The Shelby Cullom Davis Charitable Fund, a private family foundation based in Delaware, has offered to cover the purchase of the remaining 161 acres and also throw in $2 million to help pay for its stewardship. The money will come in handy because King Mountain's native plants are being threatened by invasive French broom.
Carl Somers, chief of planning for the county parks department, briefed the Marin County Parks and Open Space Commission on the development on May 21.
"The Marin Open Space Trust and the charitable fund managed to negotiate a purchase of the property," Somers said. "So we're pretty much lined up to go to the Board of Supervisors in July with the donation agreement."
King Mountain is in the eastern foothills of Mount Tamalpais just above Larkspur and bordering Kentfield. Somers said the property features panoramic views from the summit and a mosaic of vegetation: redwood, bay, Douglas fir, coast live oak and eucalyptus trees, and chamise, madrone, manzanita and coyote bushes.

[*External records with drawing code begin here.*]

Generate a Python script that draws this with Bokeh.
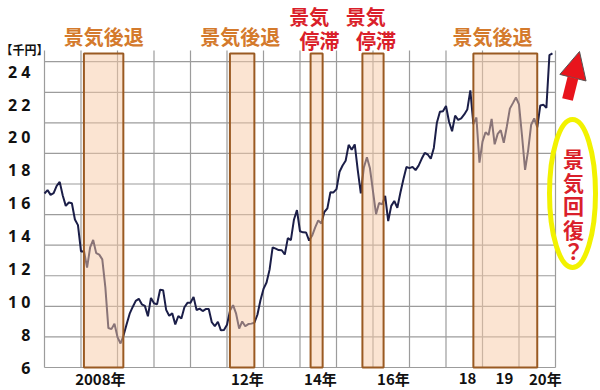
from bokeh.plotting import figure
from bokeh.embed import file_html
from bokeh.resources import INLINE
from bokeh.models import Arrow, NormalHead, ColumnDataSource
from bokeh.core.properties import value

# ---------------- data (Nikkei average, thousand yen, month-end) ----------------
start_year = 2007
nikkei_2007 = [17.38, 17.60, 17.29, 17.40, 17.88, 18.14, 17.25, 16.57, 16.79, 16.74, 15.68, 15.31]
nikkei_2008 = [13.59, 13.60, 12.53, 13.85, 14.34, 13.48, 13.38, 13.07, 11.26, 8.58, 8.51, 8.86]
nikkei_2009 = [7.99, 7.57, 8.11, 8.83, 9.52, 9.96, 10.36, 10.49, 10.13, 10.03, 9.35, 10.55]
nikkei_2010 = [10.20, 10.13, 11.09, 11.06, 9.77, 9.38, 9.54, 8.82, 9.37, 9.20, 9.94, 10.23]
nikkei_2011 = [10.24, 10.62, 9.76, 9.85, 9.69, 9.82, 9.83, 8.96, 8.70, 8.99, 8.43, 8.46]
nikkei_2012 = [8.80, 9.72, 10.08, 9.52, 8.54, 9.01, 8.70, 8.84, 8.87, 8.93, 9.45, 10.40]
nikkei_2013 = [11.14, 11.56, 12.40, 13.86, 13.77, 13.68, 13.67, 13.39, 14.46, 14.33, 15.66, 16.29]
nikkei_2014 = [14.91, 14.84, 14.83, 14.30, 14.63, 15.16, 15.62, 15.42, 16.17, 16.41, 17.46, 17.45]
nikkei_2015 = [17.67, 18.80, 19.21, 19.52, 20.56, 20.24, 20.59, 18.89, 17.39, 19.08, 19.75, 19.03]
nikkei_2016 = [17.52, 16.03, 16.76, 16.67, 17.23, 15.58, 16.57, 16.89, 16.45, 17.43, 18.31, 19.11]
nikkei_2017 = [19.04, 19.12, 18.91, 19.20, 19.65, 20.03, 19.93, 19.65, 20.36, 22.01, 22.72, 22.76]
nikkei_2018 = [23.10, 22.07, 21.45, 22.47, 22.20, 22.30, 22.55, 22.87, 24.12, 21.92, 22.35, 19.40]
nikkei_2019 = [20.77, 21.39, 21.21, 22.26, 20.60, 21.28, 21.52, 20.70, 21.76, 22.93, 23.29, 23.66]
nikkei_2020 = [23.21, 21.14, 18.92, 20.19, 21.88, 22.29, 21.71, 23.14, 23.19, 22.98, 26.43, 26.55]

# business-cycle periods (fractional years)
period_start = [2008.08, 2012.08, 2014.29, 2015.71, 2018.75]
period_end = [2009.16, 2012.75, 2014.62, 2016.29, 2020.50]
period_kind = ["後退", "後退", "停滞", "停滞", "後退"]

# axis texts
grid_years = list(range(2007, 2022))
grid_values = list(range(6, 27, 2))
y_label_values = [6, 8, 10, 12, 14, 16, 18, 20, 22, 24]
y_label_texts = ["6", "8", "1 0", "1 2", "1 4", "1 6", "1 8", "2 0", "2 2", "2 4"]
x_label_texts = ["2008年", "12年", "14年", "16年", "18", "19", "20年"]
x_label_years = [2008.53, 2012.56, 2014.56, 2016.56, 2018.59, 2019.60, 2020.72]

# ---------------- layout helpers (pixel -> data) ----------------
PX_PER_YEAR = 36.5
PX_PER_UNIT = 15.29
X0 = 2007 - 44 / PX_PER_YEAR          # left edge of canvas
Y0 = 6 - 23 / PX_PER_UNIT             # bottom edge of canvas
def dx(px):
    return X0 + px / PX_PER_YEAR
def dy(py):
    return Y0 + (390 - py) / PX_PER_UNIT

series = (nikkei_2007 + nikkei_2008 + nikkei_2009 + nikkei_2010 + nikkei_2011 +
          nikkei_2012 + nikkei_2013 + nikkei_2014 + nikkei_2015 + nikkei_2016 +
          nikkei_2017 + nikkei_2018 + nikkei_2019 + nikkei_2020)
months_x = [start_year + i / 12 for i in range(len(series))]

FONT = "Noto Sans CJK JP"
ORANGE = "#D47A2C"
RED = "#DA1F2B"
LINE = "#1B1E48"
GRID = "#9C9C9C"

p = figure(width=600, height=390, x_range=(X0, X0 + 600 / PX_PER_YEAR),
           y_range=(Y0, Y0 + 390 / PX_PER_UNIT),
           output_backend="svg", toolbar_location=None, min_border=0,
           background_fill_color="white", border_fill_color="white")
p.outline_line_color = None
p.axis.visible = False
p.grid.visible = False

# grid lines (limited to the chart area)
grid_top = dy(50)
gv = ColumnDataSource(dict(x=grid_years, y0=[6] * len(grid_years), y1=[grid_top] * len(grid_years)))
p.segment(x0="x", x1="x", y0="y0", y1="y1", source=gv, line_color=GRID, line_width=1.2)
gh = ColumnDataSource(dict(y=grid_values, x0=[2007] * len(grid_values), x1=[2021] * len(grid_values)))
p.segment(x0="x0", x1="x1", y0="y", y1="y", source=gh, line_color=GRID, line_width=1.2)

# y tick labels (placed as in the original, slightly stretched)
y_pos = [6 + (v - 6) * 1.075 for v in y_label_values]
p.text(x=[dx(30)] * len(y_pos), y=y_pos, text=y_label_texts, text_color="#111111",
       text_font=value("Noto Sans"), text_font_style="bold", text_font_size="16px",
       text_align="right", text_baseline="middle")
# x tick labels
p.text(x=x_label_years, y=[dy(378)] * len(x_label_years), text=x_label_texts, text_color="#111111",
       text_font=value(FONT), text_font_style="bold", text_font_size="15px",
       text_align="center", text_baseline="middle")
# unit
p.text(x=[dx(0)], y=[dy(48.5)], text=["【千円】"], text_color="#111111",
       text_font=value(FONT), text_font_style="bold", text_font_size="12px",
       text_align="left", text_baseline="middle")

# line
p.line(months_x, series, line_color=LINE, line_width=2)

# boxes on top (semi-transparent)
box_top = dy(53)
p.quad(left=period_start, right=period_end, top=[box_top] * len(period_start),
       bottom=[6] * len(period_start),
       fill_color="#F8C9A6", fill_alpha=0.5, line_color="#9A5A22", line_width=2)

# labels above boxes
label_shift = [0, -0.05, 0, 0, -0.35]
lab_x, lab_y, lab_t, lab_c = [], [], [], []
for s, e, k, sh in zip(period_start, period_end, period_kind, label_shift):
    c = (s + e) / 2 + sh
    if k == "後退":
        lab_x.append(c); lab_y.append(dy(36)); lab_t.append("景気後退"); lab_c.append(ORANGE)
    else:
        lab_x.append(c - 0.2); lab_y.append(dy(16)); lab_t.append("景気"); lab_c.append(RED)
        lab_x.append(c + 0.08); lab_y.append(dy(40)); lab_t.append("停滞"); lab_c.append(RED)
src = ColumnDataSource(dict(x=lab_x, y=lab_y, t=lab_t, c=lab_c))
p.text(x="x", y="y", text="t", text_color="c", source=src, text_font=value(FONT),
       text_font_style="bold", text_font_size="20px", text_align="center",
       text_baseline="middle")

# right annotations
p.ellipse(x=[dx(572)], y=[dy(193)], width=[46 / PX_PER_YEAR], height=[148 / PX_PER_UNIT],
          fill_color=None, line_color="#F2F200", line_width=5)
chars = ["景", "気", "回", "復", "？"]
char_py = [157, 181, 204, 228, 249]
p.text(x=[dx(573)] * len(chars), y=[dy(v) for v in char_py], text=chars, text_color=RED,
       text_font=value(FONT), text_font_style="bold", text_font_size="21px",
       text_align="center", text_baseline="middle")
p.add_layout(Arrow(end=NormalHead(size=27, fill_color="#E8141C", line_color="#555555",
                                  line_width=1),
                   x_start=dx(567), y_start=dy(99), x_end=dx(579), y_end=dy(51),
                   line_color="#E8141C", line_width=11))

open("out.html", "w").write(file_html(p, INLINE))
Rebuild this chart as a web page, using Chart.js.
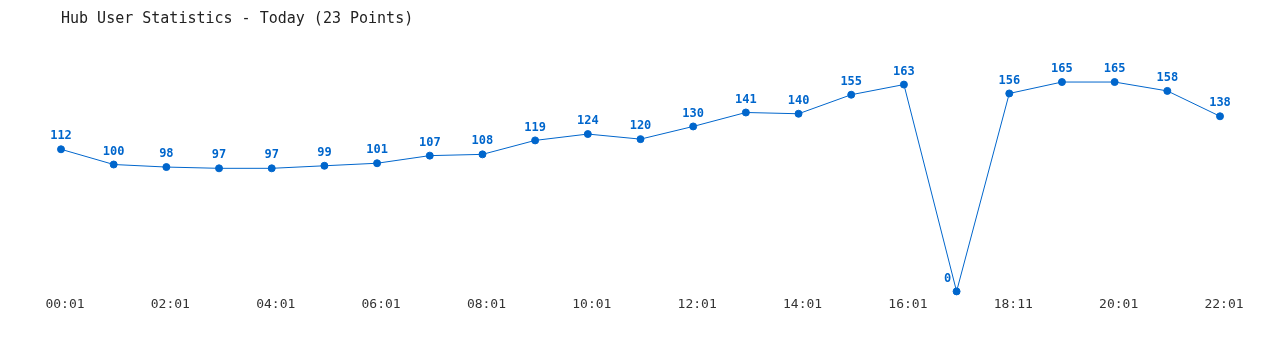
<!DOCTYPE html>
<html>
<head>
<meta charset="utf-8">
<script src="https://cdn.jsdelivr.net/npm/chart.js@4"></script>
<style>
  html, body { margin: 0; padding: 0; background: #fff; }
  #wrap { width: 1280px; height: 350px; }
</style>
</head>
<body>
<div id="wrap"><canvas id="hubChart"></canvas></div>
<script>
const timeLabels = ["00:01","01:01","02:01","03:01","04:01","05:01","06:01","07:01","08:01","09:01","10:01","11:01",
  "12:01","13:01","14:01","15:01","16:01","17:01","18:11","19:01","20:01","21:01","22:01"];
const userCounts = [112,100,98,97,97,99,101,107,108,119,124,120,130,141,140,155,163,0,156,165,165,158,138];

const blue = "#0066cc";
const mono = "'DejaVu Sans Mono', 'Liberation Mono', monospace";

// draws the number above every point
const valueLabels = {
  id: "valueLabels",
  afterDatasetsDraw(chart) {
    const ctx = chart.ctx;
    const meta = chart.getDatasetMeta(0);
    ctx.save();
    ctx.font = "bold 12px " + mono;
    ctx.fillStyle = blue;
    ctx.textAlign = "center";
    ctx.textBaseline = "middle";
    meta.data.forEach((pt, i) => {
      const v = userCounts[i];
      // the zero label sits a bit to the left of its point
      const dx = v === 0 ? -9 : 0;
      ctx.fillText(String(v), pt.x + dx, pt.y - 13);
    });
    ctx.restore();
  }
};

new Chart(document.getElementById("hubChart"), {
  type: "line",
  data: {
    labels: timeLabels,
    datasets: [{
      data: userCounts,
      borderColor: blue,
      backgroundColor: blue,
      borderWidth: 1,
      pointRadius: 3.5,
      pointHoverRadius: 3.5,
      tension: 0,
      fill: false,
      clip: false
    }]
  },
  options: {
    responsive: true,
    maintainAspectRatio: false,
    animation: false,
    layout: { padding: { left: 61, right: 60, top: 0, bottom: 33 } },
    plugins: {
      legend: { display: false },
      tooltip: { enabled: false },
      title: {
        display: true,
        text: "Hub User Statistics - Today (23 Points)",
        align: "start",
        color: "#222",
        font: { family: mono, size: 15, weight: "normal" },
        padding: { top: 10, bottom: 35 }
      }
    },
    scales: {
      x: {
        offset: false,
        grid: { display: false, drawTicks: false },
        border: { display: false },
        ticks: {
          autoSkip: false,
          maxRotation: 0,
          padding: 5,
          labelOffset: 4,
          color: "#333",
          font: { family: mono, size: 13 },
          callback: (val, i) => (i % 2 === 0 ? timeLabels[i] : "")
        }
      },
      y: {
        display: false,
        min: 0,
        max: 180
      }
    }
  },
  plugins: [valueLabels]
});
</script>
</body>
</html>
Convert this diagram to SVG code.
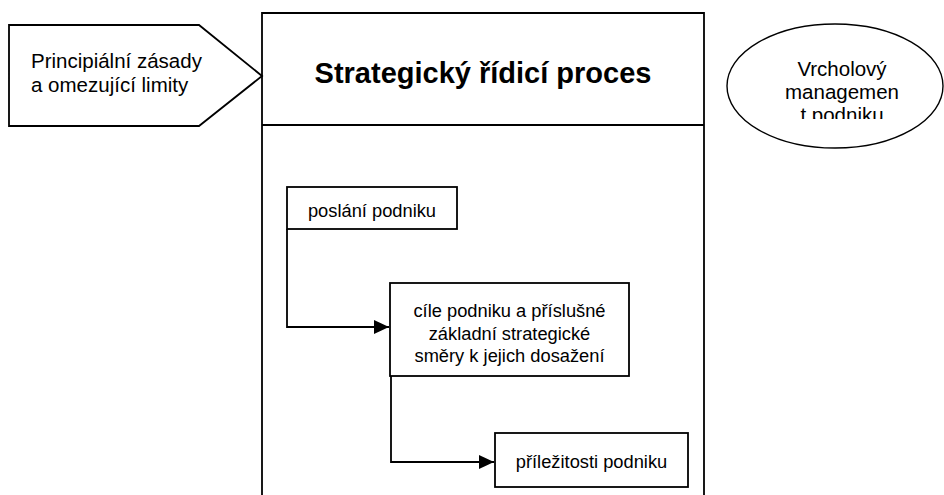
<svg xmlns="http://www.w3.org/2000/svg" width="944" height="495" viewBox="0 0 944 495">
<defs>
<style>
.shape{fill:#fff;stroke:#000;stroke-width:1.8}
.line{fill:none;stroke:#000;stroke-width:1.8}
.t{font-family:"Liberation Sans",Arial,sans-serif;fill:#000}
.c{text-anchor:middle}
</style>
<marker id="arr" viewBox="0 0 10 10" refX="10" refY="5" markerWidth="15" markerHeight="14" markerUnits="userSpaceOnUse" orient="auto" preserveAspectRatio="none">
<path d="M0,0 L10,5 L0,10 z" fill="#000"/>
</marker>
<clipPath id="ellclip"><rect x="727" y="40" width="217" height="79"/></clipPath>
</defs>
<rect width="944" height="495" fill="#fff"/>
<g id="process">
<path class="line" d="M262,495 V13 H704 V495"/>
<line class="line" x1="262" y1="125" x2="704" y2="125"/>
<text class="t c" x="483" y="83" font-size="29" font-weight="bold">Strategický řídicí proces</text>
</g>
<g id="principles">
<polygon class="shape" points="9,25 199,25 262,76 199,126 9,126"/>
<text class="t" x="31" y="68" font-size="20.5">Principiální zásady</text>
<text class="t" x="31" y="92" font-size="20.5">a omezující limity</text>
</g>
<g id="management">
<ellipse class="shape" style="stroke-width:1.4" cx="835" cy="86" rx="108" ry="62"/>
<g clip-path="url(#ellclip)">
<text class="t c" x="842" y="76" font-size="20.5">Vrcholový</text>
<text class="t c" x="842" y="99" font-size="20.5">managemen</text>
<text class="t c" x="842" y="122" font-size="20.5">t podniku</text>
</g>
</g>
<g id="mission">
<rect class="shape" x="287" y="187" width="170" height="42"/>
<text class="t c" x="372" y="217" font-size="18.3">poslání podniku</text>
</g>
<g id="goals">
<rect class="shape" x="390" y="283" width="239" height="93"/>
<text class="t c" x="509.5" y="317" font-size="18.3">cíle podniku a příslušné</text>
<text class="t c" x="509.5" y="340" font-size="18.3">základní strategické</text>
<text class="t c" x="509.5" y="362" font-size="18.3">směry k jejich dosažení</text>
</g>
<g id="opportunities">
<rect class="shape" x="495" y="433" width="193" height="54"/>
<text class="t c" x="591.5" y="468" font-size="18.3">příležitosti podniku</text>
</g>
<g id="connectors">
<path class="line" d="M287,229 V327 H389" marker-end="url(#arr)"/>
<path class="line" d="M391,376 V462 H494" marker-end="url(#arr)"/>
</g>
</svg>
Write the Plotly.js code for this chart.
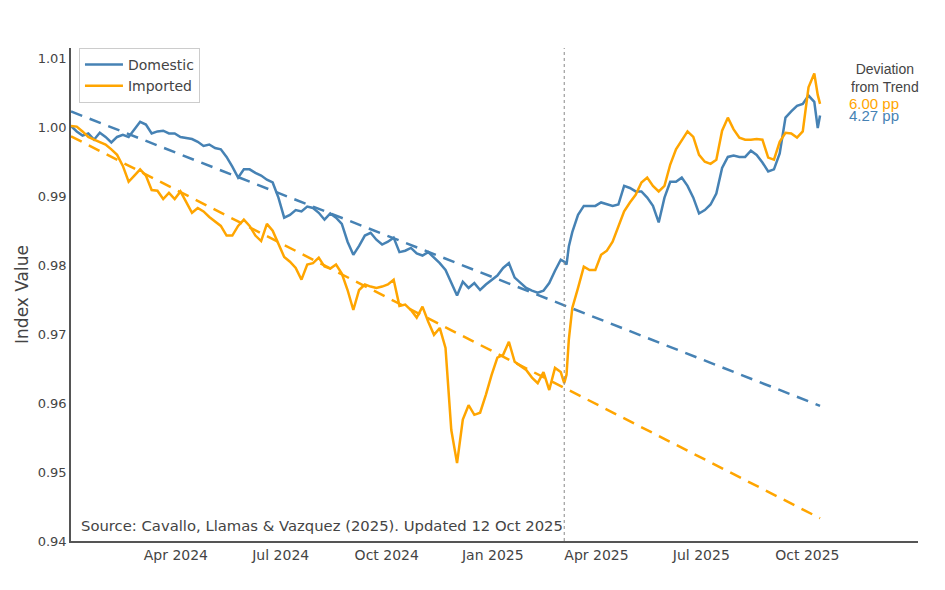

"Very few people have ever been up on the summit of the mountain," Somers said. "It has always been off limits."
The plan is for the Marin Open Space Trust to immediately convey ownership of the property to the county once the purchase is complete. Somers said one of the first things the parks department will do is remove the chain-link fence that bars entry to the summit.
Several members of the King Mountain Open Space Association attended the commission meeting.
"I was up there this morning. I go up on that little trail two to three times a week," said Larkspur resident David Moller, the association president. "I took a selfie in front of the gate."
Moller, 74, was 34 years old when he helped found the association. It formed after Larkspur moved to downzone its 131-acre share of the property, paving the way for development in 1985.
"We convinced the City Council to hold a town hall meeting," Moller said. "We had no idea how many people would come. Over 400 people showed up."
Don Dickenson, a county planner at the time, said that several years earlier the county approved a master plan allowing one residence per 20 acres on 161 acres of the property in the unincorporated area.
At the time, it was the lowest residential zoning density in the county, but it would have allowed the property to be subdivided into eight lots.
Supervisor Gary Giacomini, who helped prevent housing subdivisions in West Marin by spearheading a push for one-dwelling-per-60-acre zoning in agricultural lands, got the county involved in the effort to preserve King Mountain.
"He was our champion at the county in the 1980s," Moller said.
Marin County had the property appraised and offered to purchase all 292 acres at the appraised price. When this offer was rejected by the owner, the two parties entered into private negotiations.
The $3.4 million raised to purchase 131 acres of the property came in equal parts from the Marin Community Foundation, the Marin Open Space Trust and a special assessment district of Larkspur residents established through the association.
"The people of Larkspur literally taxed themselves to help with the purchase price," Moller said.
When the transaction was nearing completion in 1989, the property owner, Tiscornia Estate Co., balked at the last moment at allowing the loop trail easement. It relented, however, after the association threatened to withdraw its support for the transaction unless it got the trail.
Nevertheless, the association was never content with the deal.
"Our intent the entire time was to get the entire mountain," said Patrick Seidler, a co-founder.
The association has continually monitored the ownership of the property, which changed hands at least five times over the years.
Dickenson said the county later upzoned the property to one residence per 53 acres. It was under this zoning that one former owner of the property, Herbert Boyer, co-founder of Genentech, secured approval to build a 5,000-square-foot main house, a 5,000-square-foot guest house and a 1,500-square-foot caretaker's house at the summit.
Dickenson said the meadow on the mountain didn't exist originally and might have been cleared for a barn and planned vineyard. However, Boyer never followed through on the project.
In 2021, another owner of the property tried to auction off the 161-acre parcel, but garnered only modest interest.
"It would have to be someone willing to invest tens of millions of dollars in improvements," Dickenson said.
Somers said the Shelby Cullom Davis Charitable Fund proposed the gift at the prompting of one of its board members, a Marin resident who prefers not to be named.
"This particular board member lives in Mill Valley and really has fallen in love with hiking on King Mountain," Somers said. "I guess at some point he realized that King Mountain was not actually public property. "
The amount the fund is paying for the property has not been disclosed.
"This celebration reflects 41 years of community persistence to preserve King Mountain's majestic backdrop to Larkspur and the Ross Valley," Seidler said.